Inside cover blurb:
“Sixteen-year-old Aza never intended to pursue the mystery of fugitive billionaire Russell Pickett, but there’s a hundred-thousand-dollar reward at stake and her Best and Most Fearless Friend, Daisy, is eager to investigate. So together, they navigate the short distance and broad divides that separate them from Russell Pickett’s son, Davis.
Aza is trying. She is trying to be a good daughter, a good friend, a good student, and maybe even a good detective, while also living within the ever-tightening spiral of her own thoughts.”
I described this book to my coworker as having a main character who “talks like a 40-year-old with existential depression…oh wait, John Green. The main character is John Green.”
Turtles all the Way Down feels like a mashup of Paper Towns (there’s a mystery afoot!) and The Fault in Our Stars (enigmatic rich male adult as central figure). It’s not totally unenjoyable, but neither did I find it very intriguing. I will say that the depiction of Aza’s mental illness is very realistic, probably due to the fact that they are based on Green’s own experiences.
And I actually prefer Green’s female narrators. For some reason, his male main characters always come across as whiny and small-minded (based on Looking for Alaska and Paper Towns). His female narrators (from Turtles and The Fault in Our Stars) are just more appealing to me, which is rare for a male author. So well done?

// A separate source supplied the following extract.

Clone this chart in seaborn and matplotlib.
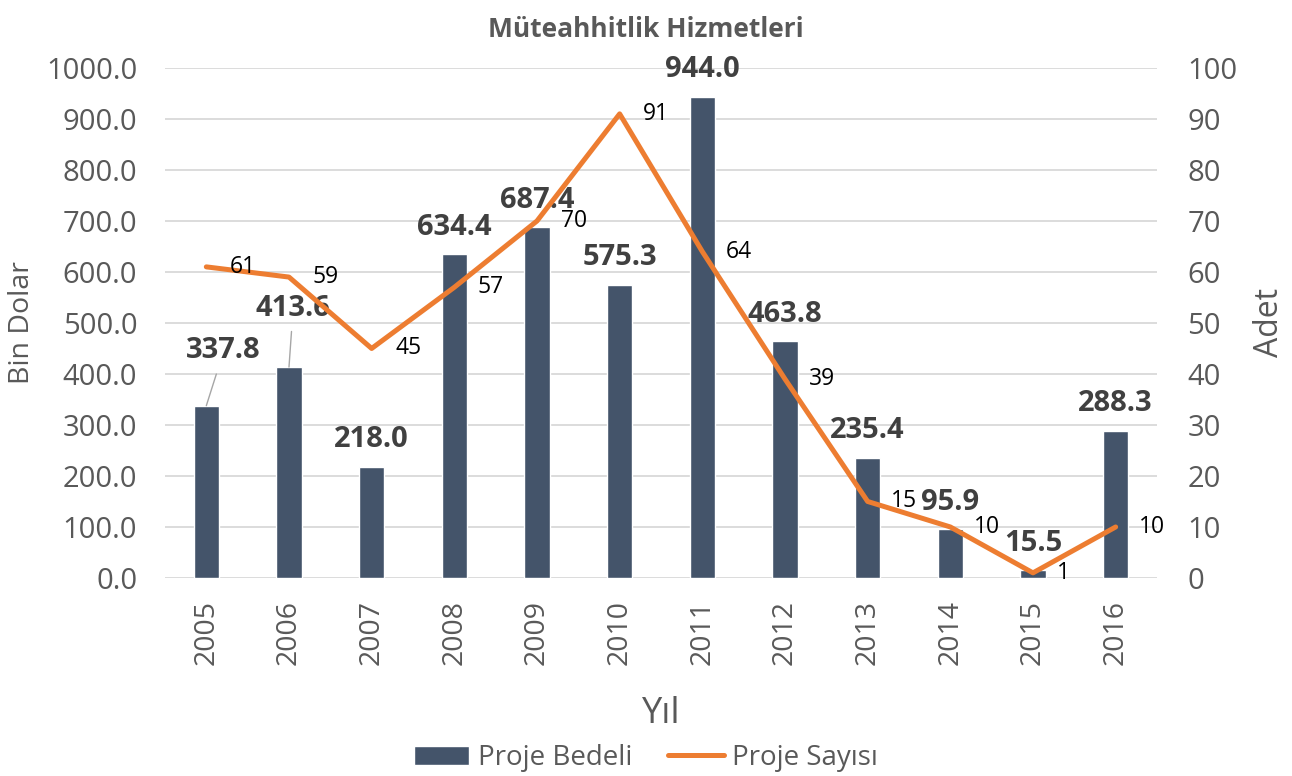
import numpy as np
import pandas as pd
import matplotlib
matplotlib.use("Agg")
import matplotlib.pyplot as plt
import seaborn as sns

# Chart data
years = ["2005", "2006", "2007", "2008", "2009", "2010",
         "2011", "2012", "2013", "2014", "2015", "2016"]
proje_bedeli = [337.8, 413.6, 218.0, 634.4, 687.4, 575.3,
                944.0, 463.8, 235.4, 95.9, 15.5, 288.3]
proje_sayisi = [61, 59, 45, 57, 70, 91, 64, 39, 15, 10, 1, 10]

df = pd.DataFrame({"Yil": years, "Bedel": proje_bedeli, "Sayi": proje_sayisi})

bar_color = "#44546A"
line_color = "#ED7D31"
text_gray = "#595959"

sns.set_style("white")
plt.rcParams["font.family"] = ["Open Sans", "DejaVu Sans"]

fig = plt.figure(figsize=(12.92, 7.76), dpi=100)
ax = fig.add_axes([0.1277, 0.2552, 0.7678, 0.6572])

# Bars on the left axis
sns.barplot(data=df, x="Yil", y="Bedel", color=bar_color, width=0.31,
            saturation=1, label="Proje Bedeli", ax=ax)
ax.set_ylim(0, 1000)
ax.set_xlim(-0.5, len(years) - 0.5)
ax.set_yticks(np.arange(0, 1001, 100))
ax.set_yticklabels([f"{v:.1f}" for v in np.arange(0, 1001, 100)])
ax.yaxis.grid(True, color="#D9D9D9", lw=1.3)
ax.set_axisbelow(True)
ax.tick_params(axis="y", length=0, pad=20, labelsize=21, labelcolor=text_gray)
ax.tick_params(axis="x", length=0, pad=16, labelsize=20.5, labelcolor=text_gray,
               labelrotation=90)
ax.set_xlabel("Yıl", fontsize=26, color=text_gray, labelpad=22)
ax.set_ylabel("Bin Dolar", fontsize=20.5, color=text_gray, labelpad=7)

# Line on the right axis
ax2 = ax.twinx()
sns.lineplot(x=np.arange(len(years)), y=df["Sayi"], color=line_color, lw=3.6,
             label="Proje Sayısı", ax=ax2)
if ax2.get_legend() is not None:
    ax2.get_legend().remove()
ax2.set_ylim(0, 100)
ax2.set_yticks(np.arange(0, 101, 10))
ax2.tick_params(axis="y", length=0, pad=22, labelsize=21, labelcolor=text_gray)
ax2.set_ylabel("Adet", fontsize=23, color=text_gray, labelpad=11)

for a in (ax, ax2):
    for s in a.spines.values():
        s.set_visible(False)

# Bar value labels (2005 and 2006 sit away from the bar with a leader line)
moved = {0: (12.5, 34), 1: (3, 37)}
for i, v in enumerate(proje_bedeli):
    if i in moved:
        ax.annotate(f"{v:.1f}", (i, v), xytext=moved[i], textcoords="offset points",
                    ha="center", va="baseline", fontsize=21, fontweight="bold",
                    color="#404040",
                    arrowprops=dict(arrowstyle="-", color="#A6A6A6", lw=1,
                                    shrinkA=4, shrinkB=0))
    else:
        ax.annotate(f"{v:.1f}", (i, v), xytext=(0, 14), textcoords="offset points",
                    ha="center", va="baseline", fontsize=21, fontweight="bold",
                    color="#404040")

# Line value labels
for i, v in enumerate(proje_sayisi):
    ax2.annotate(str(v), (i, v), xytext=(17, 0), textcoords="offset points",
                 ha="left", va="center", fontsize=16.5, color="black")

# Title centred on the figure rather than the axes
ax.set_title("Müteahhitlik Hizmetleri", fontsize=19, fontweight="bold",
             color=text_gray, pad=22, x=0.485)

# Legend at the bottom
h1, l1 = ax.get_legend_handles_labels()
h2, l2 = ax2.get_legend_handles_labels()
if ax.get_legend() is not None:
    ax.get_legend().remove()
fig.legend(h1 + h2, l1 + l2, loc="lower center", bbox_to_anchor=(0.5, -0.027),
           ncol=2, frameon=False, fontsize=20, labelcolor=text_gray,
           handlelength=2.0, handletextpad=0.3, columnspacing=1.3)

fig.savefig("out.png", dpi=100)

Plus: I think maybe this story could have been improved upon had it been told from the point of view of the tuatara.
Minus: Aza’s relationship with her best friend was very awkward and pretty unhealthy…not really sure how to feel about it yet.
If you like this book, try:
When We Collided by Emery Lord- Both books do a good job portraying the important subject of mental illness. And both authors have a certain flair to their writing.